Growing Concerns:

Cages help tomato plants grow upright, taking up less space in the garden and keeping the fruit off the ground.

In my last article, I discussed how to avoid staking plants, but there are several benefits to staking or providing plant support. These include increasing the space in the garden, giving plants more light exposure, giving plants better air circulation and making it easier to prune and harvest.

Plant supports should be installed before plants grow too large. This way, the plant will grow through the support system and hide it from view. If staked later, plants can be damaged, neighboring plants can be smothered and it is difficult to camouflage the system.

Single-stake systems are used with plants that have tall, brittle stems and large spike flowers, such as delphinium and hollyhock. Examples of single-stake systems include single-support metal rings, which are coated to prevent rusting, bamboo canes, plastic-coated metal stakes, tall metal spirals or straight, strong sticks. All of these are fairly inexpensive, with the latter being free when foraged from the landscape.

For plants less than 2 feet tall, pea stakes work well. A pea stake is a forked branch stuck into the ground to support peas and shorter plants. Several pea stakes can be pushed into the ground to surround a plant and bent toward the middle to create a basket for the plant to grow through. This is a rustic and very affordable method of plant support.

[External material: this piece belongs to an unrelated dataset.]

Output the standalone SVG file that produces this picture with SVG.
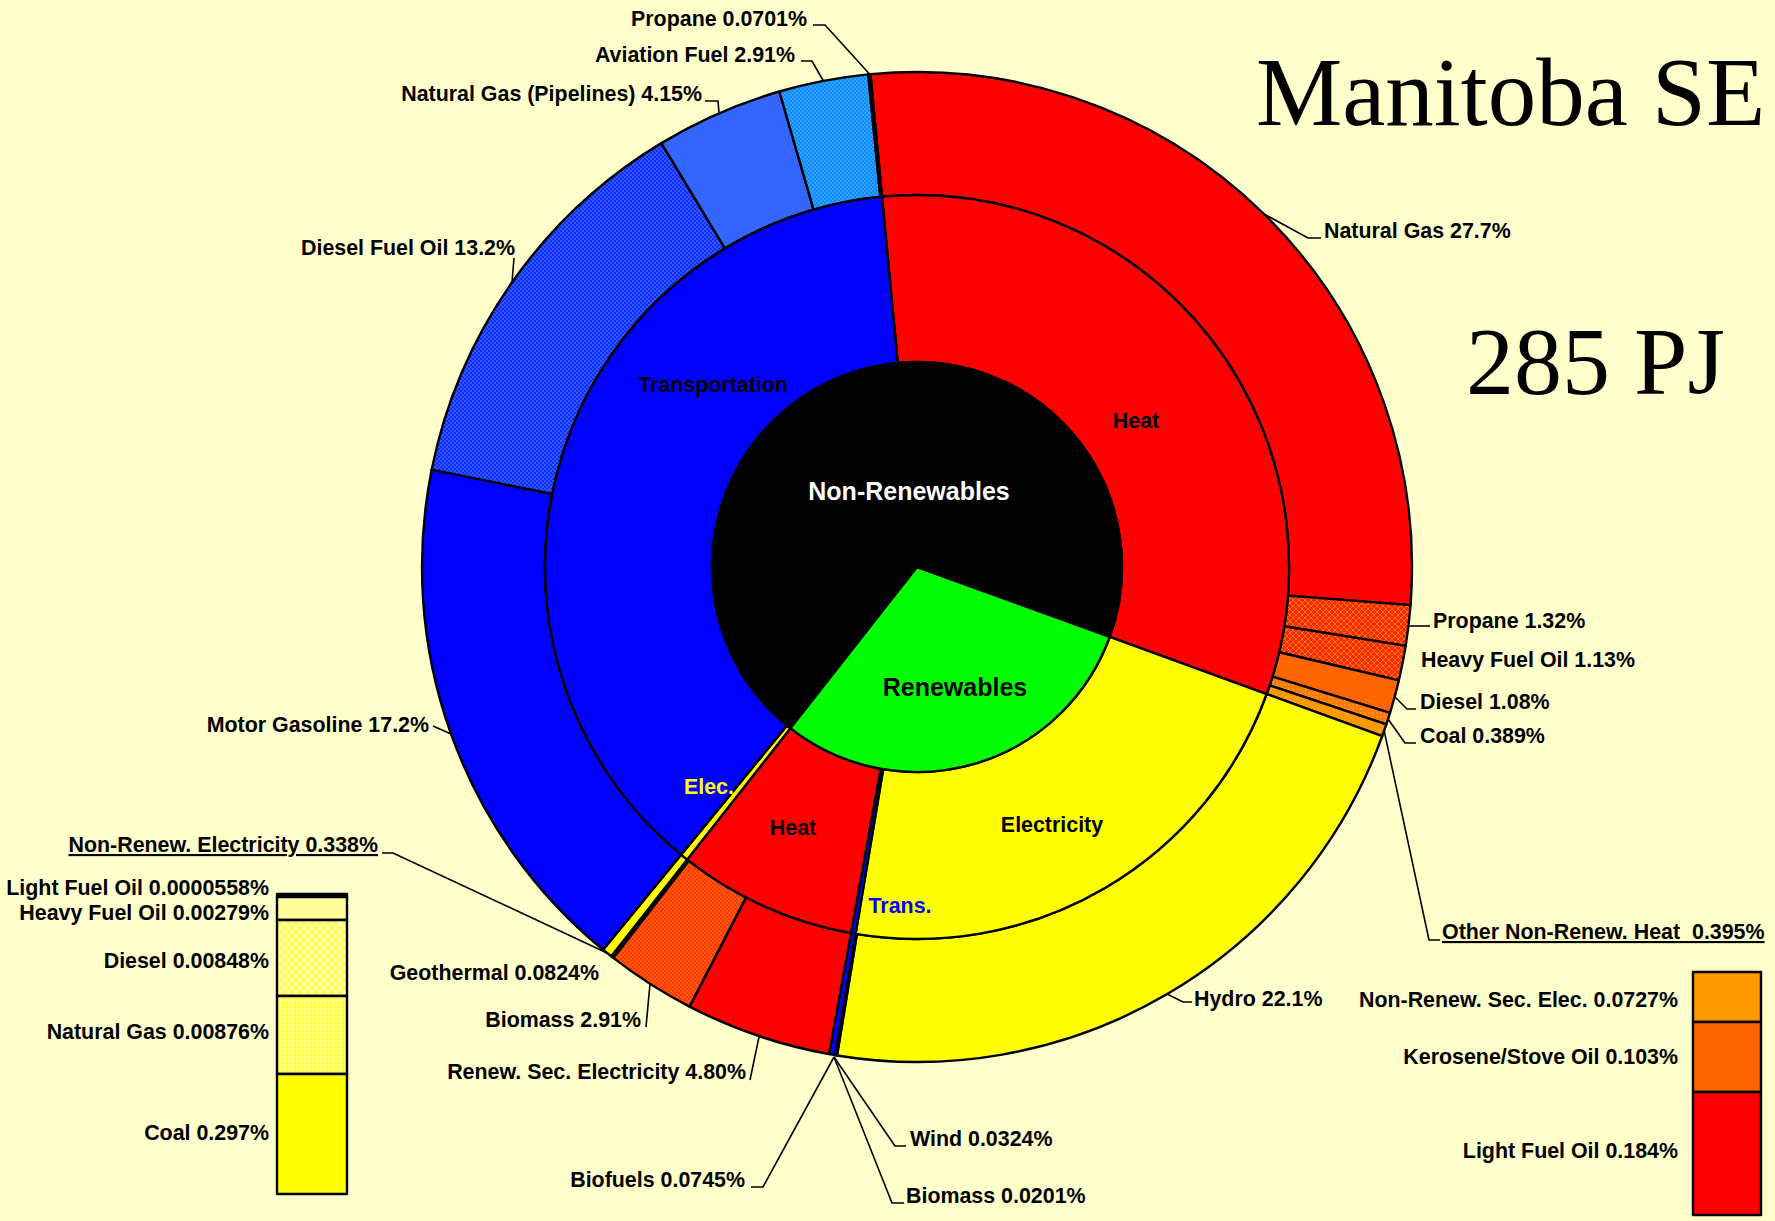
<svg xmlns="http://www.w3.org/2000/svg" width="1775" height="1221" viewBox="0 0 1775 1221">
<style>
.s{stroke:#000;stroke-width:2.4;stroke-linejoin:round}
.t{font-family:"Liberation Sans",Arial,sans-serif;font-weight:bold;font-size:21.4px;fill:#000}
.e{text-anchor:end}
.m{text-anchor:middle}
.u{text-decoration:underline}
.big{font-size:25px}
.ttl{font-family:"Liberation Serif","Times New Roman",serif;fill:#000}
.ld{fill:none;stroke:#000;stroke-width:1.6}
</style>
<defs>
<pattern id="pBlue" patternUnits="userSpaceOnUse" width="4" height="4"><rect width="4" height="4" fill="#1030FF"/><rect width="2" height="2" fill="#3355FF"/><rect x="2" y="2" width="2" height="2" fill="#3355FF"/></pattern>
<pattern id="pAvi" patternUnits="userSpaceOnUse" width="4" height="4"><rect width="4" height="4" fill="#0A8CFF"/><rect width="2" height="2" fill="#33A0FF"/><rect x="2" y="2" width="2" height="2" fill="#33A0FF"/></pattern>
<pattern id="pRed" patternUnits="userSpaceOnUse" width="6" height="6"><rect width="6" height="6" fill="#FF2800"/><path d="M0 3L3 0L6 3L3 6Z" fill="none" stroke="#FF7A00" stroke-width="1"/></pattern>
<pattern id="pBio" patternUnits="userSpaceOnUse" width="4" height="4"><rect width="4" height="4" fill="#FF3A00"/><rect width="2" height="2" fill="#FF5A10"/><rect x="2" y="2" width="2" height="2" fill="#FF5A10"/></pattern>
<pattern id="pCoal" patternUnits="userSpaceOnUse" width="4" height="4"><rect width="4" height="4" fill="#FF7A00"/><rect width="2" height="2" fill="#FF9020"/></pattern>
<pattern id="pDsl" patternUnits="userSpaceOnUse" width="8" height="8"><rect width="8" height="8" fill="#FFFFB0"/><path d="M0 4L4 0L8 4L4 8Z" fill="none" stroke="#FFFF40" stroke-width="1.5"/></pattern>
<pattern id="pNG" patternUnits="userSpaceOnUse" width="4" height="4"><rect width="4" height="4" fill="#FFFF50"/><rect width="2" height="2" fill="#FFFFA0"/></pattern>
</defs>
<rect width="1775" height="1221" fill="#FFFFCC"/>

<g id="title">
<text class="ttl" x="1256" y="125" font-size="97">Manitoba SE</text>
<text class="ttl" x="1466" y="394" font-size="96">285 PJ</text>
</g>

<g id="outer-ring" class="s">
<g id="natural-gas"><path d="M870.42 74.20A495 495 0 0 1 1410.53 605.13L1287.90 595.66A372 372 0 0 0 881.99 196.65Z" fill="#FF0000"/></g>
<g id="propane-heat"><path d="M1410.53 605.13A495 495 0 0 1 1405.67 645.91L1284.24 626.30A372 372 0 0 0 1287.90 595.66Z" fill="url(#pRed)"/></g>
<g id="heavy-fuel-oil"><path d="M1405.67 645.91A495 495 0 0 1 1398.83 680.42L1279.10 652.24A372 372 0 0 0 1284.24 626.30Z" fill="url(#pRed)"/></g>
<g id="diesel-heat"><path d="M1398.83 680.42A495 495 0 0 1 1390.02 712.88L1272.48 676.63A372 372 0 0 0 1279.10 652.24Z" fill="#FF6600"/></g>
<g id="coal-heat"><path d="M1390.02 712.88A495 495 0 0 1 1386.31 724.40L1269.69 685.29A372 372 0 0 0 1272.48 676.63Z" fill="url(#pCoal)"/></g>
<g id="other-heat"><path d="M1386.31 724.40A495 495 0 0 1 1382.25 736.01L1266.64 694.01A372 372 0 0 0 1269.69 685.29Z" fill="#FF9900"/></g>
<g id="hydro"><path d="M1382.25 736.01A495 495 0 0 1 837.01 1055.50L856.88 934.11A372 372 0 0 0 1266.64 694.01Z" fill="#FFFF00"/></g>
<g id="wind"><path d="M837.01 1055.50A495 495 0 0 1 836.15 1055.35L856.24 934.00A372 372 0 0 0 856.88 934.11Z" fill="#FFFF00"/></g>
<g id="biomass-elec"><path d="M836.15 1055.35A495 495 0 0 1 835.30 1055.21L855.60 933.90A372 372 0 0 0 856.24 934.00Z" fill="#FFFF00"/></g>
<g id="biofuels"><path d="M835.30 1055.21A495 495 0 0 1 829.00 1054.10L850.90 933.10A372 372 0 0 0 855.60 933.90Z" fill="#0000FF"/></g>
<g id="renew-sec-elec"><path d="M829.00 1054.10A495 495 0 0 1 689.49 1006.62L746.03 897.38A372 372 0 0 0 850.90 933.10Z" fill="#FF0000"/></g>
<g id="biomass-heat"><path d="M689.49 1006.62A495 495 0 0 1 613.30 957.89L688.77 860.76A372 372 0 0 0 746.03 897.38Z" fill="url(#pBio)"/></g>
<g id="geothermal"><path d="M613.30 957.89A495 495 0 0 1 611.28 956.31L687.25 859.57A372 372 0 0 0 688.77 860.76Z" fill="#FF3300"/></g>
<g id="nonrenew-elec-outer"><path d="M611.28 956.31A495 495 0 0 1 603.07 949.72L681.08 854.62A372 372 0 0 0 687.25 859.57Z" fill="#FFFF00"/></g>
<g id="motor-gasoline"><path d="M603.07 949.72A495 495 0 0 1 431.67 469.67L552.27 493.85A372 372 0 0 0 681.08 854.62Z" fill="#0000FF"/></g>
<g id="diesel-fuel-oil"><path d="M431.67 469.67A495 495 0 0 1 661.37 143.12L724.89 248.45A372 372 0 0 0 552.27 493.85Z" fill="url(#pBlue)"/></g>
<g id="natural-gas-pipelines"><path d="M661.37 143.12A495 495 0 0 1 779.39 91.51L813.59 209.66A372 372 0 0 0 724.89 248.45Z" fill="#3366FF"/></g>
<g id="aviation-fuel"><path d="M779.39 91.51A495 495 0 0 1 868.24 74.41L880.36 196.81A372 372 0 0 0 813.59 209.66Z" fill="url(#pAvi)"/></g>
<g id="propane-trans"><path d="M868.24 74.41A495 495 0 0 1 870.42 74.20L881.99 196.65A372 372 0 0 0 880.36 196.81Z" fill="#000080"/></g>
</g>

<g id="middle-ring" class="s">
<g id="nr-heat"><path d="M881.99 196.65A372 372 0 0 1 1266.64 694.01L1109.68 636.99A205 205 0 0 0 897.71 362.91Z" fill="#FF0000"/></g>
<g id="r-elec"><path d="M1266.64 694.01A372 372 0 0 1 855.60 933.90L883.16 769.19A205 205 0 0 0 1109.68 636.99Z" fill="#FFFF00"/></g>
<g id="r-trans"><path d="M855.60 933.90A372 372 0 0 1 850.90 933.10L880.60 768.75A205 205 0 0 0 883.16 769.19Z" fill="#0000FF"/></g>
<g id="r-heat"><path d="M850.90 933.10A372 372 0 0 1 687.25 859.57L790.39 728.23A205 205 0 0 0 880.60 768.75Z" fill="#FF0000"/></g>
<g id="nr-elec"><path d="M687.25 859.57A372 372 0 0 1 681.08 854.62L786.99 725.50A205 205 0 0 0 790.39 728.23Z" fill="#FFFF00"/></g>
<g id="nr-trans"><path d="M681.08 854.62A372 372 0 0 1 881.99 196.65L897.71 362.91A205 205 0 0 0 786.99 725.50Z" fill="#0000FF"/></g>
</g>

<g id="inner-ring" class="s">
<g id="non-renewables"><path d="M917 567L790.39 728.23A205 205 0 1 1 1109.68 636.99Z" fill="#000000"/></g>
<g id="renewables"><path d="M917 567L1109.68 636.99A205 205 0 0 1 790.39 728.23Z" fill="#00FF00"/></g>
</g>

<g id="connectors" class="ld">
<polyline points="813,25 825,25 869.5,74"/>
<polyline points="801,61 812,61 823.4,81"/>
<polyline points="705,101 718,101 719,113"/>
<polyline points="514,258 512,282"/>
<polyline points="433,726 451,734"/>
<polyline points="1321,238 1308,238 1264,214"/>
<polyline points="1410,626 1430,626"/>
<polyline points="1416,709 1407,709 1395,697"/>
<polyline points="1416,743 1405,743 1388,719"/>
<polyline points="1440,940 1429,940 1384,730"/>
<polyline points="1167,994 1183,1002 1192,1002"/>
<polyline points="834,1057 895,1146 906,1146"/>
<polyline points="834,1057 892,1203 904,1203"/>
<polyline points="834,1057 763,1187 751,1187"/>
<polyline points="759,1037 750,1080"/>
<polyline points="650,984 646,1027"/>
<polyline points="382,853 393,853 607,953"/>
</g>

<g id="labels">
<text class="t e" x="807" y="26">Propane 0.0701%</text>
<text class="t e" x="795" y="62">Aviation Fuel 2.91%</text>
<text class="t e" x="702" y="101">Natural Gas (Pipelines) 4.15%</text>
<text class="t e" x="515" y="255">Diesel Fuel Oil 13.2%</text>
<text class="t e" x="429" y="732">Motor Gasoline 17.2%</text>
<text class="t" x="1324" y="238">Natural Gas 27.7%</text>
<text class="t" x="1433" y="628">Propane 1.32%</text>
<text class="t" x="1421" y="667">Heavy Fuel Oil 1.13%</text>
<text class="t" x="1420" y="709">Diesel 1.08%</text>
<text class="t" x="1420" y="743">Coal 0.389%</text>
<text class="t u" x="1442" y="939">Other Non-Renew. Heat&#160; 0.395%</text>
<text class="t" x="1194" y="1006">Hydro 22.1%</text>
<text class="t" x="910" y="1146">Wind 0.0324%</text>
<text class="t" x="906" y="1203">Biomass 0.0201%</text>
<text class="t e" x="745" y="1187">Biofuels 0.0745%</text>
<text class="t e" x="746" y="1079">Renew. Sec. Electricity 4.80%</text>
<text class="t e" x="641" y="1027">Biomass 2.91%</text>
<text class="t e" x="599" y="980">Geothermal 0.0824%</text>
<text class="t e u" x="378" y="852">Non-Renew. Electricity 0.338%</text>
</g>

<g id="ring-labels">
<text class="t m" x="1136" y="428">Heat</text>
<text class="t m" x="713" y="392">Transportation</text>
<text class="t m big" x="909" y="500" style="fill:#FFFFFF">Non-Renewables</text>
<text class="t m big" x="955" y="696">Renewables</text>
<text class="t m" x="1052" y="832">Electricity</text>
<text class="t m" x="793" y="835">Heat</text>
<text class="t m" x="709" y="794" style="fill:#FFFF00">Elec.</text>
<text class="t m" x="900" y="913" style="fill:#0000FF">Trans.</text>
</g>

<g id="nonrenew-elec-breakdown">
<g class="s">
<rect x="277" y="894" width="70" height="3" fill="#000000"/>
<rect x="277" y="897" width="70" height="23" fill="#FFFF99"/>
<rect x="277" y="920" width="70" height="76" fill="url(#pDsl)"/>
<rect x="277" y="996" width="70" height="78" fill="url(#pNG)"/>
<rect x="277" y="1074" width="70" height="120" fill="#FFFF00"/>
</g>
<text class="t e" x="269" y="895">Light Fuel Oil 0.0000558%</text>
<text class="t e" x="269" y="920">Heavy Fuel Oil 0.00279%</text>
<text class="t e" x="269" y="968">Diesel 0.00848%</text>
<text class="t e" x="269" y="1039">Natural Gas 0.00876%</text>
<text class="t e" x="269" y="1140">Coal 0.297%</text>
</g>

<g id="other-heat-breakdown">
<g class="s">
<rect x="1693" y="972" width="68" height="50" fill="#FF9900"/>
<rect x="1693" y="1022" width="68" height="70" fill="#FF6600"/>
<rect x="1693" y="1092" width="68" height="123" fill="#FF0000"/>
</g>
<text class="t e" x="1678" y="1007">Non-Renew. Sec. Elec. 0.0727%</text>
<text class="t e" x="1678" y="1064">Kerosene/Stove Oil 0.103%</text>
<text class="t e" x="1678" y="1158">Light Fuel Oil 0.184%</text>
</g>
</svg>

Bushy clump-forming perennials, such as aster, phlox or false dragonhead, can split and flop in bad weather or under the weight of their own flowers and foliage. Cat's cradles are a great way to support multi-stemmed perennials. A grid is created by placing five to six stakes in a circle around the plant and using green waxed string to create a cat's cradle for the foliage to grow through. Creating cat's cradles can be time-consuming but less expensive than the commercial circular grids available.


Circular grids are manufactured from heavy-gauge wire coated with green enamel for camouflage. When installed early enough, the mature plants will grow through the grid and camouflage it. Circular grids keep heavy peony flowers from flopping on the ground.

Cages and tuteurs work well with tall plants, vines and tomatoes. A cage is a metal frame that supports the outside of the plant and is quite noticeable. Cages are available as raw metal or coated with colored enamel. A tuteur is a decorative cage made from wood or metal.

To maximize space in the garden, vining plants such as cucumbers, melons and squash can be trellised. Not only does this method save space, it keeps the fruit off the ground, making maintenance and harvest easier. Don't forget to add hammocks to support the larger melons and squash. Trellises can be decorative or simply utilitarian.

Often, no matter what we do, there are some flowers that will need staking. Avoid staking problems by starting early in the season, adding additional tiers of support when necessary and making sure the system is anchored in the ground to avoid toppling.